POEMA DE CUMPLEAÑOS: RÓMULO AUGUSTULO
Sólo la tosca moneda de oro da fe de él y de su imagen. Rasgos jóvenes
en un estilo de ángulos y ojos grandes, bizantinos. Sabemos poco, casi nada,
de quien fue, nominalmente, el último emperador de Roma, con más exactitud
del Imperio Romano de Occidente, reducido ya (por aquellas fechas) a poco
más que el territorio de la actual Italia. Por todas las demás antiguas provincias
-rota ya la comunicación entre ellas- campeaban, mandaban y destruían, ramas
diversas de la gente germánica, godos especialmente. El paisaje abundaría
en estatuas rotas o caídas, acueductos deteriorados, y carcomidas murallas,
herrumbre en palacios y mosaicos, a menudo, descascarillados… El general
Orestes –que conoció a los hunos- decidió hacer de su joven hijo el césar:
Flavio Rómulo Augusto –extraña coincidencia- a quien llamarían “Augustulus”,
Augustito, no sabemos si por ternura o por desprecio. No se excluyen.

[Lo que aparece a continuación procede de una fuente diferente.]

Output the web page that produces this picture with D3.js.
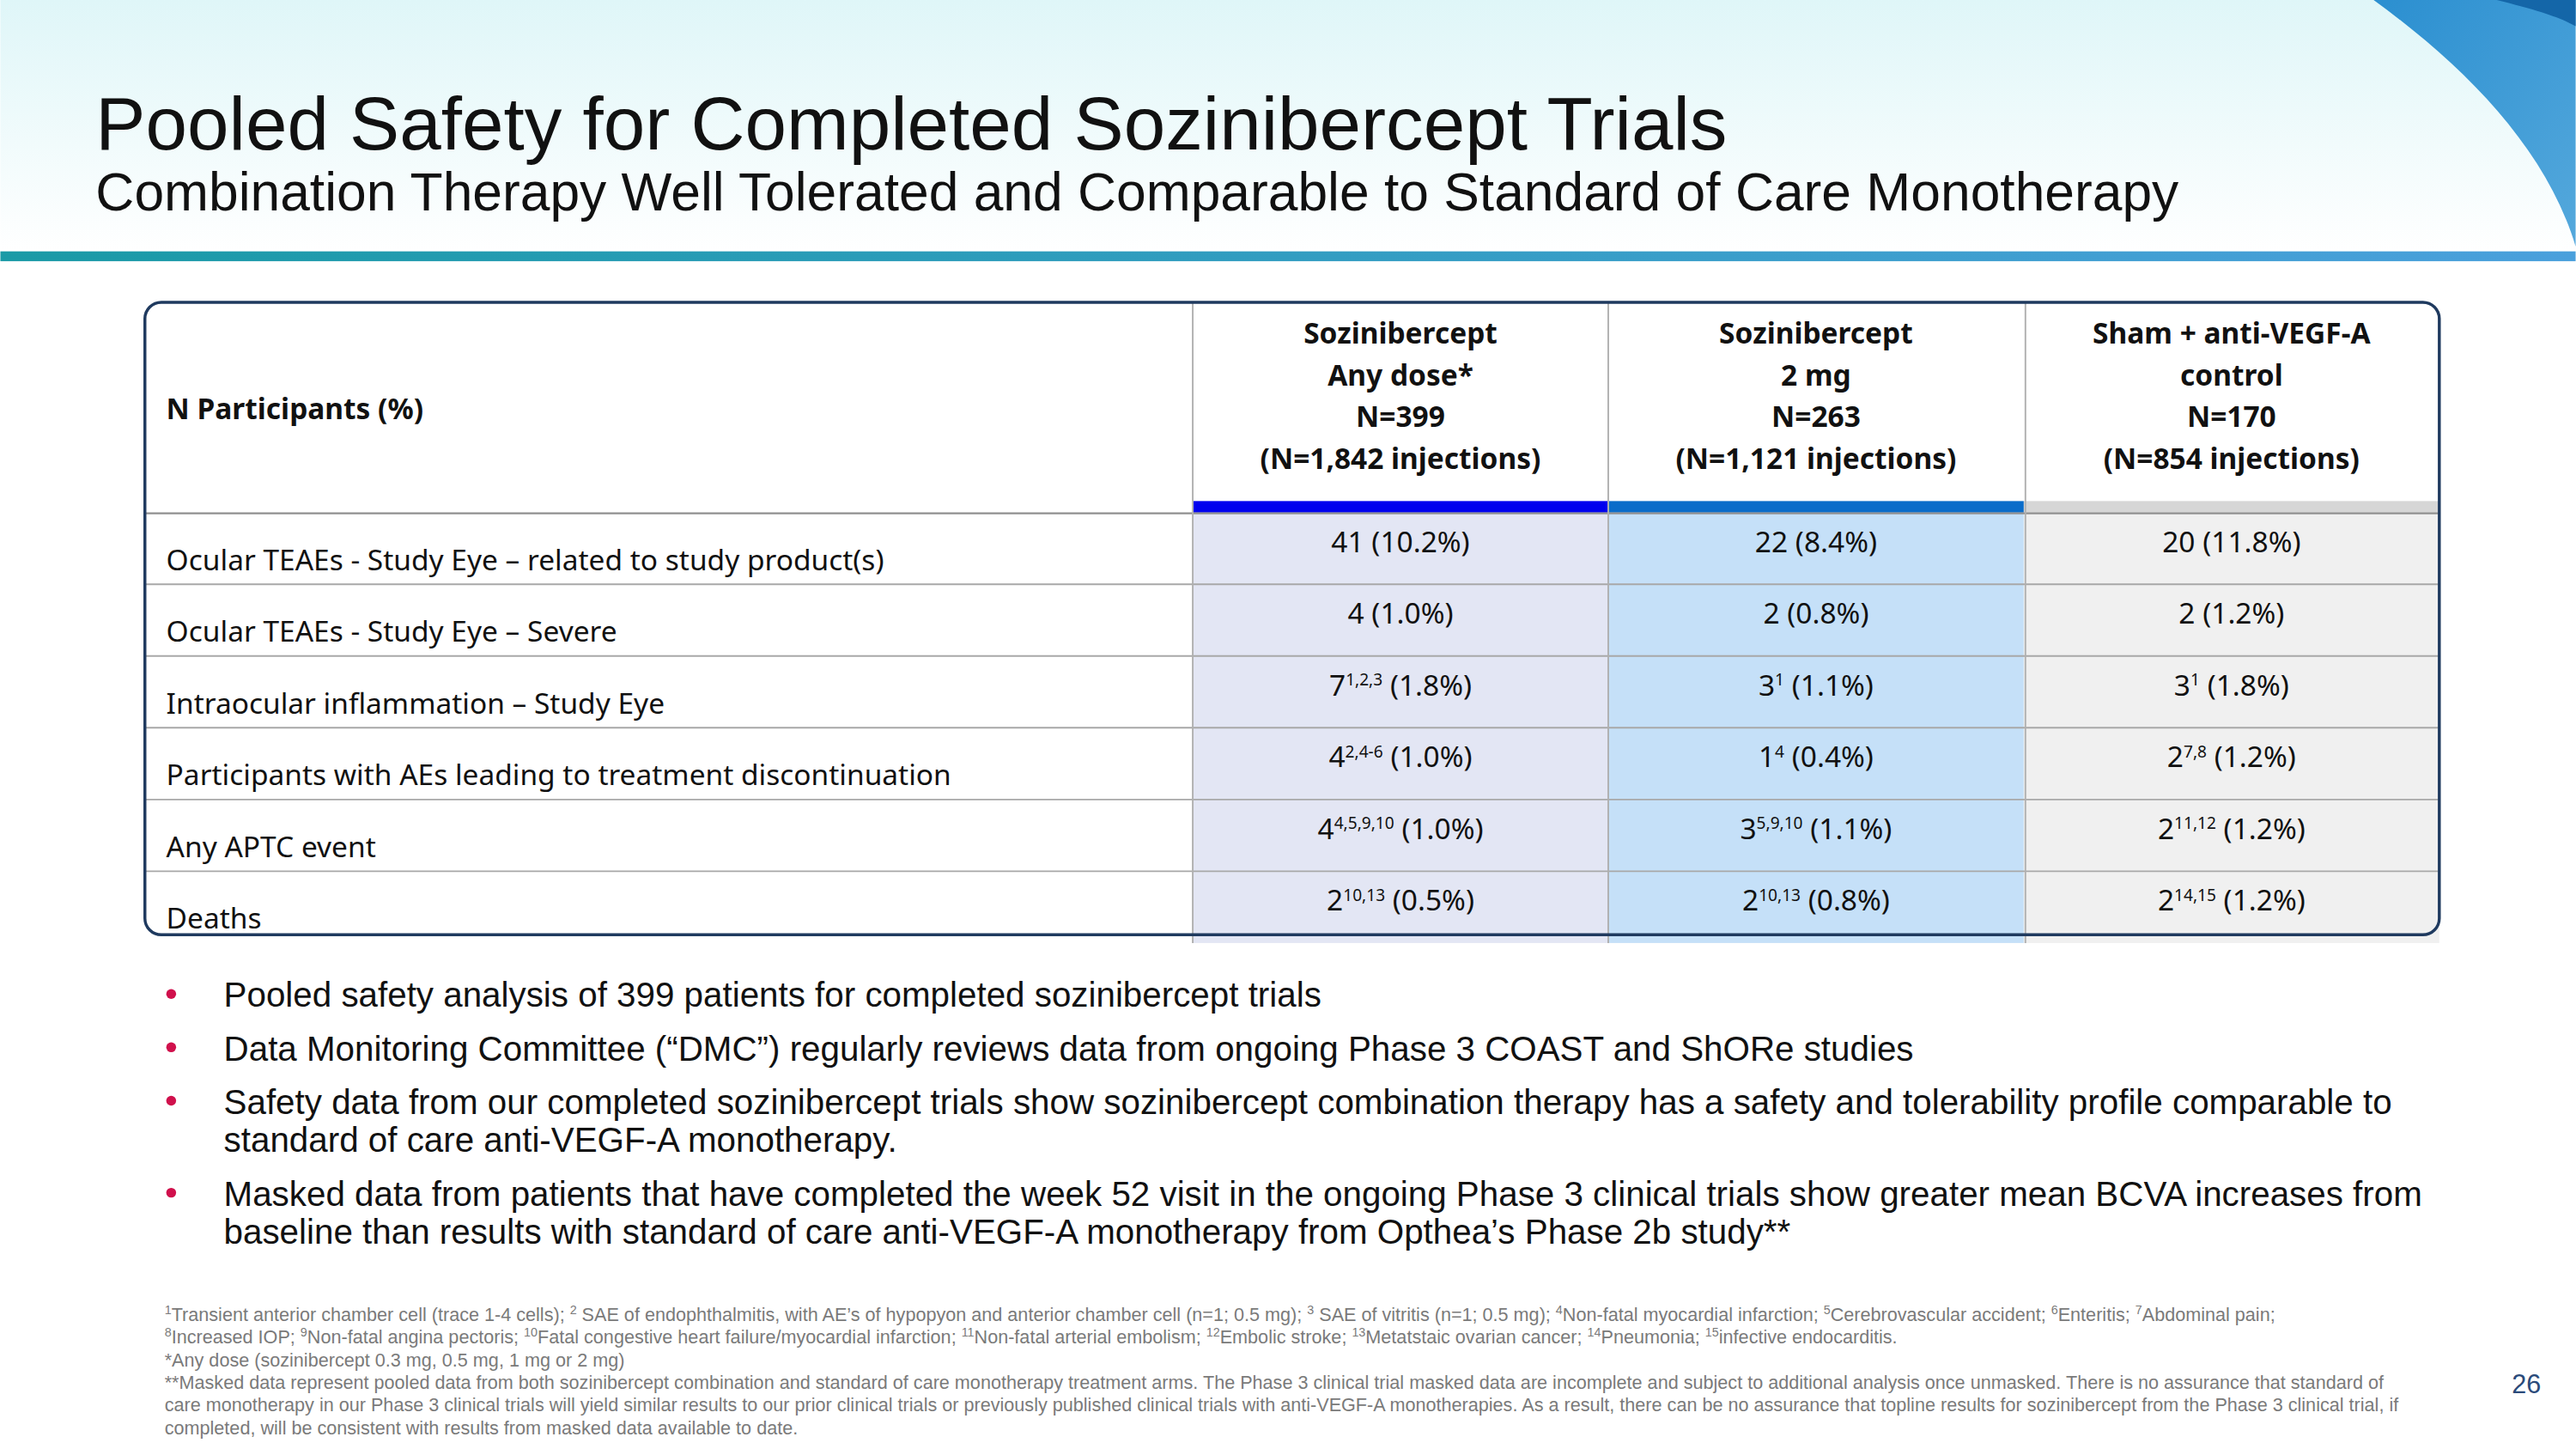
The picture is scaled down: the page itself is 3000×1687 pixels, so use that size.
<!DOCTYPE html>
<html><head><meta charset="utf-8">
<script src="https://cdn.jsdelivr.net/npm/d3@7"></script>
<style>html,body{margin:0;padding:0;background:#fff;overflow:hidden}</style>
</head><body>
<svg id="c" width="3000" height="1687" viewBox="0 0 1568 882"></svg>
<script>
const title = "Pooled Safety for Completed Sozinibercept Trials";
const subtitle = "Combination Therapy Well Tolerated and Comparable to Standard of Care Monotherapy";
const rowHeader = "N Participants (%)";
const colHeaders = [
  ["Sozinibercept","Any dose*","N=399","(N=1,842 injections)"],
  ["Sozinibercept","2 mg","N=263","(N=1,121 injections)"],
  ["Sham + anti-VEGF-A","control","N=170","(N=854 injections)"]
];
const rowLabels = [
  "Ocular TEAEs - Study Eye \u2013 related to study product(s)",
  "Ocular TEAEs - Study Eye \u2013 Severe",
  "Intraocular inflammation \u2013 Study Eye",
  "Participants with AEs leading to treatment discontinuation",
  "Any APTC event",
  "Deaths"
];
const anyDoseCounts = [41,4,7,4,4,2];
const anyDoseSup = ["","","1,2,3","2,4-6","4,5,9,10","10,13"];
const anyDosePct = ["10.2%","1.0%","1.8%","1.0%","1.0%","0.5%"];
const twoMgCounts = [22,2,3,1,3,2];
const twoMgSup = ["","","1","4","5,9,10","10,13"];
const twoMgPct = ["8.4%","0.8%","1.1%","0.4%","1.1%","0.8%"];
const shamCounts = [20,2,3,2,2,2];
const shamSup = ["","","1","7,8","11,12","14,15"];
const shamPct = ["11.8%","1.2%","1.8%","1.2%","1.2%","1.2%"];
const bullets = [
  ["Pooled safety analysis of 399 patients for completed sozinibercept trials"],
  ["Data Monitoring Committee (\u201cDMC\u201d) regularly reviews data from ongoing Phase 3 COAST and ShORe studies"],
  ["Safety data from our completed sozinibercept trials show sozinibercept combination therapy has a safety and tolerability profile comparable to","standard of care anti-VEGF-A monotherapy."],
  ["Masked data from patients that have completed the week 52 visit in the ongoing Phase 3 clinical trials show greater mean BCVA increases from","baseline than results with standard of care anti-VEGF-A monotherapy from Opthea\u2019s Phase 2b study**"]
];
const footnotes = [
  [["1",""],["","Transient anterior chamber cell (trace 1-4 cells); "],["2",""],[""," SAE of endophthalmitis, with AE\u2019s of hypopyon and anterior chamber cell (n=1; 0.5 mg); "],["3",""],[""," SAE of vitritis (n=1; 0.5 mg); "],["4",""],["","Non-fatal myocardial infarction; "],["5",""],["","Cerebrovascular accident; "],["6",""],["","Enteritis; "],["7",""],["","Abdominal pain;"]],
  [["8",""],["","Increased IOP; "],["9",""],["","Non-fatal angina pectoris; "],["10",""],["","Fatal congestive heart failure/myocardial infarction; "],["11",""],["","Non-fatal arterial embolism; "],["12",""],["","Embolic stroke; "],["13",""],["","Metatstaic ovarian cancer; "],["14",""],["","Pneumonia; "],["15",""],["","infective endocarditis."]],
  [["","*Any dose (sozinibercept 0.3 mg, 0.5 mg, 1 mg or 2 mg)"]],
  [["","**Masked data represent pooled data from both sozinibercept combination and standard of care monotherapy treatment arms.  The Phase 3 clinical trial masked data are incomplete and subject to additional analysis once unmasked.  There is no assurance that standard of"]],
  [["","care monotherapy in our Phase 3 clinical trials will yield similar results to our prior clinical trials or previously published clinical trials with anti-VEGF-A monotherapies.  As a result, there can be no assurance that topline results for sozinibercept from the Phase 3 clinical trial, if"]],
  [["","completed, will be consistent with results from masked data available to date."]]
];
const pageNum = "26";
const colFills = ["#e3e6f4","#c5e0f8","#f0f0f0"];
const colBars = ["#0000ee","#0a6cc9","#d6d6d6"];

const svg = d3.select("#c");
const defs = svg.append("defs");
const bg = defs.append("linearGradient").attr("id","bg").attr("x1",0).attr("y1",0).attr("x2",0).attr("y2",1);
bg.append("stop").attr("offset","0%").attr("stop-color","#dff6f8");
bg.append("stop").attr("offset","100%").attr("stop-color","#ffffff");
const tb = defs.append("linearGradient").attr("id","tb");
tb.append("stop").attr("offset","0%").attr("stop-color","#1a9aa6");
tb.append("stop").attr("offset","100%").attr("stop-color","#4aa0dc");
const sw = defs.append("linearGradient").attr("id","sw").attr("x1",0).attr("y1",0).attr("x2",1).attr("y2",1);
sw.append("stop").attr("offset","0%").attr("stop-color","#2b8fd0");
sw.append("stop").attr("offset","100%").attr("stop-color","#54a8dc");

svg.append("rect").attr("width",1568).attr("height",882).attr("fill","#fff");
svg.append("rect").attr("width",1568).attr("height",154).attr("fill","url(#bg)");
svg.append("path").attr("d","M1445,0 C1500,40 1550,90 1568,150 L1568,0 Z").attr("fill","url(#sw)");
svg.append("path").attr("d","M1520,0 C1540,5 1558,10 1568,16 L1568,0 Z").attr("fill","#1466a8");
svg.append("rect").attr("y",153).attr("width",1568).attr("height",6).attr("fill","url(#tb)");

svg.append("text").attr("x",58).attr("y",91).attr("font-family","Liberation Sans, Arial").attr("font-size",45.6).attr("fill","#111").text(title);
svg.append("text").attr("x",58).attr("y",128).attr("font-family","Liberation Sans, Arial").attr("font-size",32.6).attr("fill","#111").text(subtitle);

// table
const cx = d3.scaleBand().domain(d3.range(3)).range([726,1485]).paddingInner(0);
const y = d3.scaleBand().domain(d3.range(rowLabels.length)).range([312,574]);
const tF = "Noto Sans, Open Sans, sans-serif";

const cols = [
  {counts:anyDoseCounts,sup:anyDoseSup,pct:anyDosePct},
  {counts:twoMgCounts,sup:twoMgSup,pct:twoMgPct},
  {counts:shamCounts,sup:shamSup,pct:shamPct}
];
cols.forEach((c,i)=>{
  svg.append("rect").attr("x",cx(i)).attr("y",312).attr("width",cx.bandwidth()).attr("height",574-312).attr("fill",colFills[i]);
  svg.append("rect").attr("x",cx(i)).attr("y",305).attr("width",cx.bandwidth()).attr("height",7).attr("fill",colBars[i]);
});
rowLabels.forEach((r,j)=>{
  if(j>0) svg.append("line").attr("x1",88).attr("x2",1485).attr("y1",y(j)).attr("y2",y(j)).attr("stroke","#a8a8a8").attr("stroke-width",1);
});
svg.append("line").attr("x1",88).attr("x2",1485).attr("y1",312.5).attr("y2",312.5).attr("stroke","#909090").attr("stroke-width",1.2);
[726,979,1233].forEach(v=>svg.append("line").attr("x1",v).attr("x2",v).attr("y1",184).attr("y2",574).attr("stroke","#b0b0b0").attr("stroke-width",1));
svg.append("rect").attr("x",88).attr("y",184).attr("width",1397).attr("height",385).attr("rx",10).attr("fill","none").attr("stroke","#1f3a5f").attr("stroke-width",1.8);

svg.append("text").attr("x",101).attr("y",255).attr("font-family",tF).attr("font-weight","bold").attr("font-size",17.5).attr("fill","#111").text(rowHeader);
colHeaders.forEach((h,i)=>{
  h.forEach((line,k)=>{
    svg.append("text").attr("x",cx(i)+cx.bandwidth()/2).attr("y",209+k*25.5).attr("text-anchor","middle")
      .attr("font-family",tF).attr("font-weight","bold").attr("font-size",17.5).attr("fill","#111").text(line);
  });
});
rowLabels.forEach((r,j)=>{
  svg.append("text").attr("x",101).attr("y",y(j)+y.bandwidth()*0.8).attr("font-family",tF).attr("font-size",17.5).attr("fill","#111").text(r);
});
cols.forEach((c,i)=>{
  c.counts.forEach((v,j)=>{
    const t = svg.append("text").attr("x",cx(i)+cx.bandwidth()/2).attr("y",y(j)+y.bandwidth()*0.55).attr("text-anchor","middle")
      .attr("font-family",tF).attr("font-size",17.5).attr("fill","#111");
    t.append("tspan").text(v);
    if(c.sup[j]) t.append("tspan").attr("font-size",10).attr("dy",-6).text(c.sup[j]);
    t.append("tspan").attr("dy",c.sup[j]?6:0).text(" ("+c.pct[j]+")");
  });
});

// bullets
let by = 613;
const bF = "Liberation Sans, Arial";
bullets.forEach(b=>{
  svg.append("circle").attr("cx",104).attr("cy",by-8).attr("r",3).attr("fill","#d0104c");
  b.forEach((line,k)=>{
    svg.append("text").attr("x",136).attr("y",by+k*23).attr("font-family",bF).attr("font-size",21.1).attr("fill","#111").text(line);
  });
  by += (b.length===1?32.5:56);
});

// footnotes
footnotes.forEach((f,k)=>{
  const t = svg.append("text").attr("x",100).attr("y",804+k*13.8).attr("font-family",bF).attr("font-size",11.3).attr("fill","#7a7a7a");
  f.forEach(([sup,txt])=>{
    if(sup) t.append("tspan").attr("font-size",7.5).attr("baseline-shift","super").text(sup);
    if(txt) t.append("tspan").text(txt);
  });
});
svg.append("text").attr("x",1538).attr("y",848).attr("text-anchor","middle").attr("font-family",bF).attr("font-size",16).attr("fill","#2a4a7a").text(pageNum);
</script>
</body></html>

El chico había nacido en Rávena y su padre lo llevó a la deteriorada pero
aún imponente Roma en su derribo. Allí, con lo que quedaba del Senado,
lo nombró Emperador el 31 de octubre del año 475 de la era de Cristo.
Suponemos (por conjeturas de unos y otros) que el muchacho tendría
en tal momento unos diecisiete años. Odoacro, rey de los hérulos, otra estirpe
goda, tras matar a Orestes, depuso a Rómulo el 4 de septiembre del 476,
fecha solemne del irremediable final del Imperio Romano de Occidente. Quizá
para que nadie tornase a tener vanas ensoñaciones de Imperio ( a él le bastaba ser
rey) hizo enviar a Zenón, emperador de Oriente, todas las insignias y trastos
imperiales. ¿Y qué hizo con Augústulo? Debió haberlo matado también,
pero por algún motivo -rico a las conjeturas- bien que el chico nunca hubiera
pisado la política ni la batalla, bien que fuese un adolescente hermoso, dieciocho,
como mucho diecinueve años, lo perdonó y lo mandó al sur, a una propiedad
en Nápoles, que en tiempos mejores, había pertenecido al célebre, opíparo Lúculo.
En el “Castellum Lucullianum” –hoy del Ovo- quedó en vigilada libertad el chico.
Sabía leer a Virgilio y Homero, pero también sabía que eso ya no valía nada…
Unos dicen que huyó y hasta que murió viejo, entre tantas revueltas, felizmente
olvidado de sí mismo. Otros aseguran que lo más tarde hacia el 480 fue muerto
por orden de Zenón, su igual, que no quería ni siquiera competencias teóricas.
Es claro que el bárbaro Odoacro lo respetó porque lo simpatizaba, le quería.
Un moralista severo diría: Nada quedó de nada. Pero nosotros (con la aurea
moneda en la mano, el brusco perfil joven) no somos ese agrio moralista
ni nos tienta –por obvio- el “memento mori”. Pensamos que quizá Augústulo,
junto al mar soleado de Parténope, soñó en el viejo mundo de Pan y la Sibila
y deseó morir (antes del cuchillo final) porque ya estaba muerto y perdido.
Fuera de su mundo, de sus libros, de su razón, de su dios y sus dioses,
entre gente áspera que le hacía burla cuando leía a Tácito o a Plutarco,
decidió que morir era mejor que vivir y dispuso el tósigo apropiado.
Una casualidad (que no sé si llamar feliz) hizo que el puñal de Oriente y
el veneno del médico coincidieran en su lecho el mismo día y a la misma hora.
Había dicho al viejo: Sobrevaloráis la vida. Vale cuando brilla y deja de valer
cuando es tan sólo el roto capuz de un fantasma. Ave atque vale. No fue su tiempo.